**What needs to be done:**
Pictures must not be retyped. Return exactly the lines from the one with "What TikZ code" through the one with "(yr) at (242,28)", both included, and no others.

**Data entries:**
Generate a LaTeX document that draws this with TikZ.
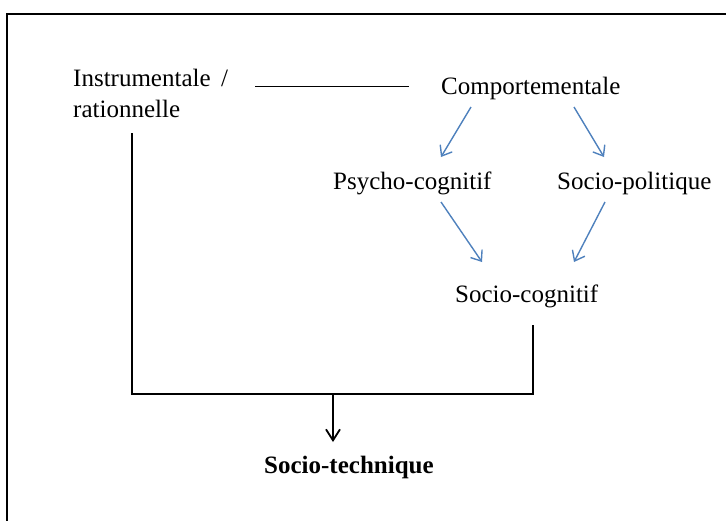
\documentclass[tikz,border=0pt]{standalone}
\usepackage{fontspec}
\setmainfont{Liberation Serif}
\usetikzlibrary{arrows.meta}
\definecolor{arrowblue}{RGB}{79,129,189}
\begin{document}
\begin{tikzpicture}[x=1pt,y=-1pt,
  lbl/.style={inner sep=0pt, font=\fontsize{25}{31}\selectfont},
  blkline/.style={line width=1.9pt},
  bluearrow/.style={draw=arrowblue, line width=1.4pt, -{Straight Barb[length=9pt,width=14pt]}},
  blkarrow/.style={line width=1.8pt, -{Straight Barb[length=11pt,width=14pt]}},
]
\clip (0,0) rectangle (726,520);
\draw[line width=1.8pt] (7,14) rectangle (760,560);
\node[lbl, anchor=base west, align=left] (instr) at (73,117) {Instrumentale\hspace{0.42em}/\\rationnelle};
\node[lbl, anchor=base west] (comp) at (441,94) {Comportementale};
\node[lbl, anchor=base west] (psycho) at (333,189) {Psycho-cognitif};
\node[lbl, anchor=base west] (sopol) at (557,189) {Socio-politique};
\node[lbl, anchor=base west] (socog) at (455,302) {Socio-cognitif};
\node[lbl, anchor=base west, font=\fontsize{25}{31}\selectfont\bfseries] (sotech) at (264,473) {Socio-technique};
% named connector ends
\coordinate (h1) at (255,86.5);
\coordinate (h2) at (409,86.5);
\coordinate (c1) at (471,107);
\coordinate (p1) at (441,157);
\coordinate (c2) at (574,107);
\coordinate (s1) at (604,157);
\coordinate (p2) at (441,202);
\coordinate (g1) at (482,262);
\coordinate (s2) at (605,202);
\coordinate (g2) at (574,262);
\coordinate (i1) at (132,133);
\coordinate (j1) at (132,394);
\coordinate (j2) at (533,394);
\coordinate (g3) at (533,325);
\coordinate (m1) at (333,394);
\coordinate (t1) at (333,442);
\draw[blkline] (h1) -- (h2);
\draw[bluearrow] (c1) -- (p1);
\draw[bluearrow] (c2) -- (s1);
\draw[bluearrow] (p2) -- (g1);
\draw[bluearrow] (s2) -- (g2);
\draw[blkline] (i1) -- (j1) -- (j2) -- (g3);
\draw[blkarrow] (m1) -- (t1);
\end{tikzpicture}
\end{document}
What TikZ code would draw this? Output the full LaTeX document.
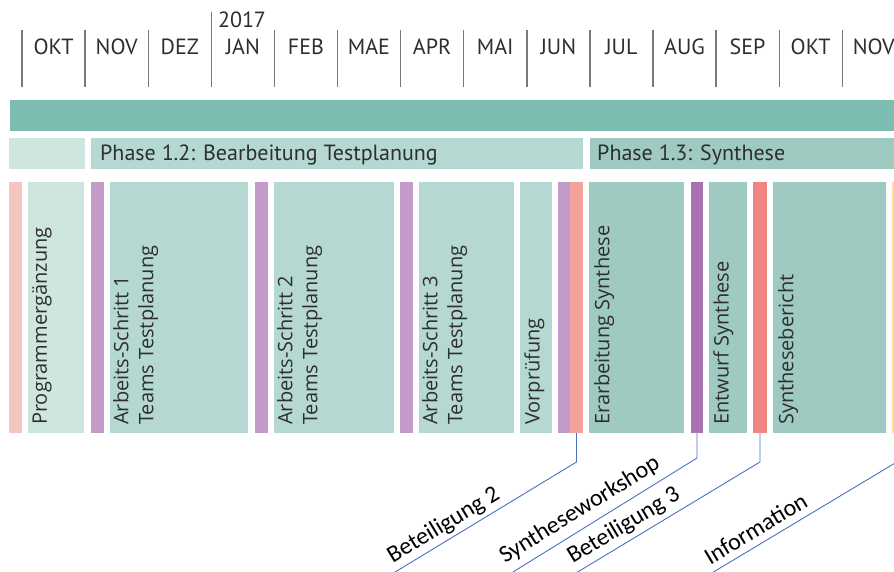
\documentclass[tikz,border=0pt]{standalone}
\usepackage{fontspec}
\setmainfont{Open Sans}
\newfontfamily\hdfont{PT Sans}
\newfontfamily\lblfont{Carlito}
\usetikzlibrary{calc}
\definecolor{txt}{HTML}{2E2E2E}
\definecolor{divc}{HTML}{7A7A7A}
\definecolor{topc}{HTML}{7DBDB1}
\definecolor{boxL}{HTML}{CFE5E0}
\definecolor{boxM}{HTML}{B5D9D2}
\definecolor{boxD}{HTML}{9ECAC2}
\definecolor{pinkL}{HTML}{F5C6C0}
\definecolor{salm}{HTML}{F4A39A}
\definecolor{redc}{HTML}{EE8580}
\definecolor{purL}{HTML}{C39BC9}
\definecolor{purD}{HTML}{AA72B5}
\definecolor{yel}{HTML}{F9E39A}
\definecolor{linkc}{HTML}{4A72C0}
\begin{document}
\begin{tikzpicture}[x=1pt,y=-1pt,
  hd/.style={font=\hdfont\fontsize{22}{26}\selectfont, text=txt, inner sep=0, anchor=base},
  ph/.style={font=\hdfont\fontsize{22}{26}\selectfont, text=txt, inner sep=0, anchor=base west},
  blk/.style={draw=none, inner sep=0, outer sep=0, anchor=north west, minimum height=31},
  bar/.style={draw=none, inner sep=0, outer sep=0, anchor=north west, minimum height=251},
  boxtxt/.style={rotate=90, anchor=north west, inner sep=0, align=left, text=txt,
    font=\fontsize{20}{25}\selectfont},
  div/.style={draw=divc, line width=1.4pt},
  link/.style={draw=linkc, line width=0.9pt},
  lbl/.style={sloped, anchor=south west, inner sep=4pt, text=black,
    font=\lblfont\fontsize{24}{28}\selectfont}]
\useasboundingbox (0,0) rectangle (894,572);
\clip (0,0) rectangle (894,572);
\fill[white] (0,0) rectangle (894,572);

% months
\foreach \i in {0,...,13} {
  \ifnum\i=3
    \draw[div] (22+63.1*\i,12) -- (22+63.1*\i,87);
  \else
    \draw[div] (22+63.1*\i,30) -- (22+63.1*\i,87);
  \fi
}
\foreach \m [count=\i from 0] in {OKT,NOV,DEZ,JAN,FEB,MAE,APR,MAI,JUN,JUL,AUG,SEP,OKT,NOV}
  \node[hd] (m\i) at (53.5+63.1*\i,55) {\m};
\node[hd] (yr) at (242,28) {2017};

% top bar and phases
\node[blk, fill=topc, minimum width=900] (top) at (10,100) {};
\node[blk, fill=boxL, minimum width=76] (ph0) at (9,138) {};
\node[blk, fill=boxM, minimum width=492] (ph12) at (91,138) {};
\node[blk, fill=boxD, minimum width=320] (ph13) at (590,138) {};
\node[ph] (t12) at (100,161) {Phase 1.2: Bearbeitung Testplanung};
\node[ph] (t13) at (597,161) {Phase 1.3: Synthese};

% bars
\node[bar, fill=pinkL, minimum width=13] (pk0) at (9,182) {};
\node[bar, fill=boxL, minimum width=56] (prog) at (28,182) {};
\node[bar, fill=purL, minimum width=13] (pu1) at (91,182) {};
\node[bar, fill=boxM, minimum width=138] (as1) at (110,182) {};
\node[bar, fill=purL, minimum width=13] (pu2) at (255,182) {};
\node[bar, fill=boxM, minimum width=120] (as2) at (274,182) {};
\node[bar, fill=purL, minimum width=13] (pu3) at (400,182) {};
\node[bar, fill=boxM, minimum width=95] (as3) at (419,182) {};
\node[bar, fill=boxM, minimum width=32] (vor) at (520,182) {};
\node[bar, fill=purL, minimum width=12] (pu4) at (558,182) {};
\node[bar, fill=salm, minimum width=13] (sa) at (570,182) {};
\node[bar, fill=boxD, minimum width=95] (er) at (589,182) {};
\node[bar, fill=purD, minimum width=12] (pu5) at (691,182) {};
\node[bar, fill=boxD, minimum width=38] (ent) at (709,182) {};
\node[bar, fill=redc, minimum width=14] (rd) at (753,182) {};
\node[bar, fill=boxD, minimum width=113] (syb) at (773,182) {};
\node[bar, fill=yel, minimum width=13] (ye) at (892,182) {};

% box texts
\node[boxtxt] (tprog) at ($(prog.south west)+(4,-8)$) {Programmergänzung};
\node[boxtxt] (tas1) at ($(as1.south west)+(3,-8)$) {Arbeits-Schritt 1\\Teams Testplanung};
\node[boxtxt] (tas2) at ($(as2.south west)+(3,-8)$) {Arbeits-Schritt 2\\Teams Testplanung};
\node[boxtxt] (tas3) at ($(as3.south west)+(3,-8)$) {Arbeits-Schritt 3\\Teams Testplanung};
\node[boxtxt] (tvor) at ($(vor.south west)+(4,-8)$) {Vorprüfung};
\node[boxtxt] (ter) at ($(er.south west)+(5,-8)$) {Erarbeitung Synthese};
\node[boxtxt] (tent) at ($(ent.south west)+(4,-8)$) {Entwurf Synthese};
\node[boxtxt] (tsyb) at ($(syb.south west)+(5,-8)$) {Synthesebericht};

% callouts
\coordinate (k1) at ($(sa.south)+(0,29)$);
\coordinate (e1) at ($(k1)+(-183,111)$);
\draw[link] (sa.south) -- (k1) -- (e1);
\path (e1) -- (k1) node[pos=0, lbl] (l1) {Beteiligung 2};

\coordinate (k2) at ($(pu5.south)+(0,25)$);
\coordinate (e2) at ($(k2)+(-184,114)$);
\draw[link] (pu5.south) -- (k2) -- (e2);
\path (e2) -- (k2) node[pos=-0.045, lbl, inner sep=7pt] (l2) {Syntheseworkshop};

\coordinate (k3) at ($(rd.south)+(0,29)$);
\coordinate (e3) at ($(k3)+(-184,111)$);
\draw[link] (rd.south) -- (k3) -- (e3);
\path (e3) -- (k3) node[pos=-0.015, lbl, inner sep=5pt] (l3) {Beteiligung 3};

\coordinate (k4) at ($(ye.south)+(0,28)$);
\coordinate (e4) at ($(k4)+(-185,111)$);
\draw[link] (ye.south) -- (k4) -- (e4);
\path (e4) -- (k4) node[pos=-0.03, lbl, inner sep=7pt] (l4) {Information};
\end{tikzpicture}
\end{document}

**Result of the exercise:**
What TikZ code would draw this? Output the full LaTeX document.
\documentclass[tikz,border=0pt]{standalone}
\usepackage{fontspec}
\setmainfont{Open Sans}
\newfontfamily\hdfont{PT Sans}
\newfontfamily\lblfont{Carlito}
\usetikzlibrary{calc}
\definecolor{txt}{HTML}{2E2E2E}
\definecolor{divc}{HTML}{7A7A7A}
\definecolor{topc}{HTML}{7DBDB1}
\definecolor{boxL}{HTML}{CFE5E0}
\definecolor{boxM}{HTML}{B5D9D2}
\definecolor{boxD}{HTML}{9ECAC2}
\definecolor{pinkL}{HTML}{F5C6C0}
\definecolor{salm}{HTML}{F4A39A}
\definecolor{redc}{HTML}{EE8580}
\definecolor{purL}{HTML}{C39BC9}
\definecolor{purD}{HTML}{AA72B5}
\definecolor{yel}{HTML}{F9E39A}
\definecolor{linkc}{HTML}{4A72C0}
\begin{document}
\begin{tikzpicture}[x=1pt,y=-1pt,
  hd/.style={font=\hdfont\fontsize{22}{26}\selectfont, text=txt, inner sep=0, anchor=base},
  ph/.style={font=\hdfont\fontsize{22}{26}\selectfont, text=txt, inner sep=0, anchor=base west},
  blk/.style={draw=none, inner sep=0, outer sep=0, anchor=north west, minimum height=31},
  bar/.style={draw=none, inner sep=0, outer sep=0, anchor=north west, minimum height=251},
  boxtxt/.style={rotate=90, anchor=north west, inner sep=0, align=left, text=txt,
    font=\fontsize{20}{25}\selectfont},
  div/.style={draw=divc, line width=1.4pt},
  link/.style={draw=linkc, line width=0.9pt},
  lbl/.style={sloped, anchor=south west, inner sep=4pt, text=black,
    font=\lblfont\fontsize{24}{28}\selectfont}]
\useasboundingbox (0,0) rectangle (894,572);
\clip (0,0) rectangle (894,572);
\fill[white] (0,0) rectangle (894,572);

% months
\foreach \i in {0,...,13} {
  \ifnum\i=3
    \draw[div] (22+63.1*\i,12) -- (22+63.1*\i,87);
  \else
    \draw[div] (22+63.1*\i,30) -- (22+63.1*\i,87);
  \fi
}
\foreach \m [count=\i from 0] in {OKT,NOV,DEZ,JAN,FEB,MAE,APR,MAI,JUN,JUL,AUG,SEP,OKT,NOV}
  \node[hd] (m\i) at (53.5+63.1*\i,55) {\m};
\node[hd] (yr) at (242,28) {2017};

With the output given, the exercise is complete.